Radical Honesty can be tempting and refreshing at times. It can be also good when it matters. This is especially applicable during difficult conversations with people you trust. Although being blunt can be dangerous when you are trying to be diplomatic or trying to make a good impression. Laura shares it can be like a grenade to close relationships. Most times judgment has to be used when applying this. A helpful question would be, would you rather be right and say what you honestly think or be an understanding sister?

Being radically honest also can be dangerous because we don’t exactly know what is going on in our minds. We all have a wide range of thoughts that can sometimes lean towards awkward, gross, hurtful, or even disturbing. It is delusional and naive to think that being radically honest would lead to collective acceptance where people would embrace each other naked, like Laura wishes it would be.

From a black and white perspective lying is considered wrong, but this is a very simplistic view. Dr. Kang Lee, a professor of psychology at the University of Toronto notes that lying is part of the human developmental process. He explains that there are two milestones when a child learns to lie during the toddler years. First, there is the “Theory of Mind.” This is when a child understands what a person intends to communicate is different from what they actually mean. Second, there is “Executive Functioning.” This is when a child can plan on what to do next. When the child is discovered lying, it can be a moment to teach the difference between a truth and a lie. A sensible adult can explain the latter's negative consequences.

Dr. Kang Lee also explains that there are socially acceptable and reasonable lies. These are what he calls “white and blue lies” which helps the collective. White lies mostly come from good intentions such as saying thank you for that ugly recycled picture frame gift. The other type is called blue lies, which could help protect someone like hiding a friend from an abusive husband.

Dr. Lee argues that the main reason we tell the truth is because it is more economical for our brains. When we tell the truth we don’t have to make things up and follow the sequences which can be taxing to our cognitive function. While He has a point, sometimes telling the truth is harder, especially when a lot is at stake.

Dishonesty or lying can also come in the form of “Self-Deception.” David Livingstone Smith, a professor of philosophy from the University of New England, presents the case that we rarely know our full selves. How can we operate truthfully when we are rarely transparent with ourselves? We have competing ideas and the world presents itself differently to each of us.

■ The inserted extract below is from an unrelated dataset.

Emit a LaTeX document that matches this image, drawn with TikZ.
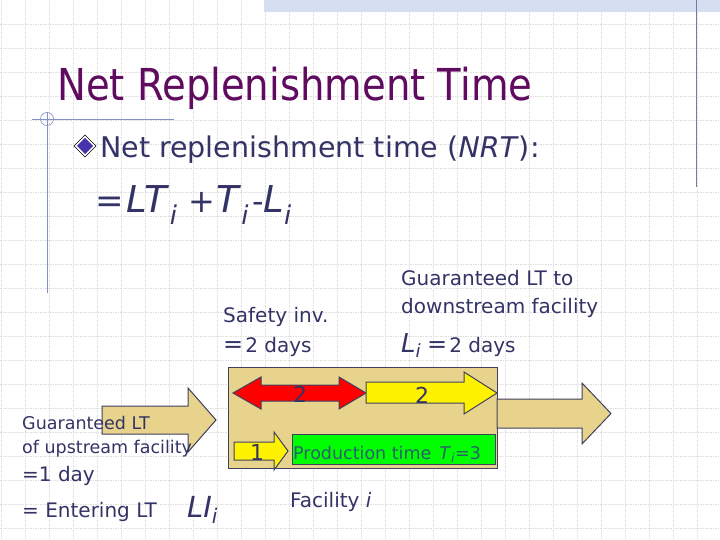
\documentclass[tikz,border=0pt]{standalone}
\usepackage{fontspec}
\setmainfont{DejaVu Sans}
\newfontfamily\titlefont[FakeStretch=0.877]{DejaVu Sans}
\definecolor{txt}{RGB}{51,51,102}
\definecolor{ttl}{RGB}{96,10,96}
\definecolor{tanc}{RGB}{232,211,140}
\definecolor{edgec}{RGB}{64,64,96}
\definecolor{gridc}{RGB}{222,222,222}
\definecolor{bandc}{RGB}{214,223,242}
\definecolor{decoc}{RGB}{130,146,200}
\definecolor{vlinec}{RGB}{112,124,160}
\definecolor{prodtxt}{RGB}{46,94,110}
\definecolor{bulletc}{RGB}{70,50,170}
\newcommand\setfs[1]{\fontsize{#1}{#1}\selectfont}
\newcommand\sbi{\textsubscript{\itshape i}}
\tikzset{
  gridline/.style={color=gridc, line width=0.7pt, dash pattern=on 1.5pt off 1pt},
  shapeedge/.style={draw=edgec, line width=1pt, line join=miter},
  lbl/.style={anchor=base west, inner sep=0pt, text=txt},
  dig/.style={anchor=center, inner sep=0pt, text=txt, font=\setfs{22}},
}
\begin{document}
\begin{tikzpicture}[x=1pt,y=-1pt]
\useasboundingbox (0,0) rectangle (720,540);
\fill[white] (0,0) rectangle (720,540);
% grid
\foreach \gx in {1,25,...,697} \draw[gridline] (\gx,0) -- (\gx,540);
\foreach \gy in {24,48,...,528} \draw[gridline] (0,\gy) -- (720,\gy);
% top band and right line
\fill[bandc] (264,0) rectangle (720,12);
\draw[vlinec, line width=1pt] (696,0) -- (696,187);
% left decoration
\draw[decoc, line width=0.8pt] (32,119) -- (174,119);
\draw[decoc, line width=0.8pt] (47,112) -- (47,293);
\draw[decoc, line width=0.6pt] (47,119) circle (6.5);
% title
\node[anchor=base west, inner sep=0pt, text=ttl, font=\titlefont\setfs{44}] (title) at (57,101) {Net Replenishment Time};
% bullet
\draw[black, line width=0.6pt, fill=white] (85,135) -- (96,146) -- (85,157) -- (74,146) -- cycle;
\fill[bulletc] (85,138) -- (93,146) -- (85,154) -- (77,146) -- cycle;
\node[lbl, font=\setfs{28.5}] (nrt) at (100,158) {Net replenishment time (\textit{NRT}):};
\node[lbl, font=\setfs{37}] (eq) at (95,213) {{\setfs{34}=}\hspace{3pt}\textit{LT}\sbi\hspace{11pt}{\setfs{32}+}\hspace{1pt}\textit{T}\sbi\hspace{3pt}{\setfs{32}-}\textit{L}\sbi};
% upper labels
\node[lbl, font=\setfs{20}] (safety1) at (223,322) {Safety inv.};
\node[lbl, font=\setfs{20}] (safety2) at (223,352) {{\setfs{24}=}\hspace{2pt}2 days};
\node[lbl, font=\setfs{20}] (glt1) at (401,285) {Guaranteed LT to};
\node[lbl, font=\setfs{20}] (glt2) at (401,313) {downstream facility};
\node[lbl, font=\setfs{20}] (li) at (401,352) {{\setfs{26}\textit{L}\sbi}\hspace{6pt}{\setfs{24}=}\hspace{2pt}2 days};
% left tan arrow
\path[shapeedge, fill=tanc] (102,406) -- (188,406) -- (188,388) -- (216,420) -- (188,452) -- (188,434) -- (102,434) -- cycle;
% facility box
\path[shapeedge, fill=tanc] (228,367) rectangle (497,468);
% right tan arrow
\path[shapeedge, fill=tanc] (497,399) -- (582,399) -- (582,383) -- (611,413.5) -- (582,444) -- (582,428) -- (497,428) -- cycle;
% red double arrow
\path[shapeedge, fill=red] (233,393) -- (261,377) -- (261,385) -- (339,385) -- (339,377) -- (366,393) -- (339,409) -- (339,401) -- (261,401) -- (261,409) -- cycle;
% yellow arrow 2
\path[shapeedge, fill=yellow] (366,382) -- (464,382) -- (464,372) -- (497,393) -- (464,414) -- (464,403) -- (366,403) -- cycle;
% yellow arrow 1
\path[shapeedge, fill=yellow] (234,442) -- (274,442) -- (274,432) -- (288,451) -- (274,470) -- (274,460) -- (234,460) -- cycle;
% green box
\path[draw=edgec, line width=0.6pt, fill={rgb,255:red,0;green,255;blue,0}] (292,434) rectangle (495,464);
% digits
\node[dig] (two1) at (300,394) {2};
\node[dig] (two2) at (422,395) {2};
\node[dig] (one) at (257,452) {1};
\node[anchor=base west, inner sep=0pt, text=prodtxt, font=\setfs{17.5}] (prod) at (293,459) {Production time\hspace{8pt}\textit{T}\sbi{}=3};
% left labels
\node[lbl, font=\setfs{17.5}] (gu1) at (22,429) {Guaranteed LT};
\node[lbl, font=\setfs{17.5}] (gu2) at (22,453) {of upstream facility};
\node[lbl, font=\setfs{20}] (day) at (22,481) {=1 day};
\node[lbl, font=\setfs{20}] (ent) at (22,517) {= Entering LT};
\node[lbl, font=\setfs{29}] (lii) at (187,517) {\textit{LI}\sbi};
\node[lbl, font=\setfs{20}] (fac) at (290,507) {Facility \textit{i}};
\end{tikzpicture}
\end{document}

What humans know to be true is partly based on a mix of beliefs, culture, and behaviors. Professor Smith also shares that memories can be edited. This is similar to the case of how we present ourselves on social media. In the book, “Everybody Lies: Big Data, New Data, and What the Internet Can Tell Us About Who We Really Are,” author Seth Stephens-Davidowitz reveals that we brag about how amazing our lives are on Facebook when in fact people are more irritated and less satisfied with their lives. This comes from the perspective of wanting to present our best selves and wanting it to be the case. If we do not do this, the price we pay is alienation or a negative image in society. We have to do this carefully, not to stretch it too much. Smith says that to be wholly honest, we have to acknowledge that we also lie to ourselves.

Professor Smith says that being radically honest sounds disastrous. He also says that there are instances when saying what is on your mind is wrong. This makes me recall a movie called "Liar Liar," starring Jim Carrey. It’s about lawyer cursed with no filter that he just blurts out whatever he thinks. Professor Smith shares that not saying what is on your mind is not the same as lying. There is a time and place for everything. He also mentions that there is no one simple truth. The whole idea of honesty is more difficult and complicated. But, in the case of professions such as news anchors, journalists, doctors, or lawyers, there has to be an objective truth.

Being truthful is a good practice in most cases, but it also has to be crafted in a way that is appropriate according to the situation. This can be how a person interacts differently with their close relationships, co-workers, or acquaintances. Lying versus telling the truth comes down to what a person communicates and does. The way a person speaks and acts has to come from reason, understanding, and proper judgment. Tools such as a moral compass and social awareness can help differentiate what is wrong and right in communicating. It is using critical thinking for knowing when to speak, when to be silent, and how to speak properly. It also has to come from good intentions in a way that you are not harming yourself and others through too much deception.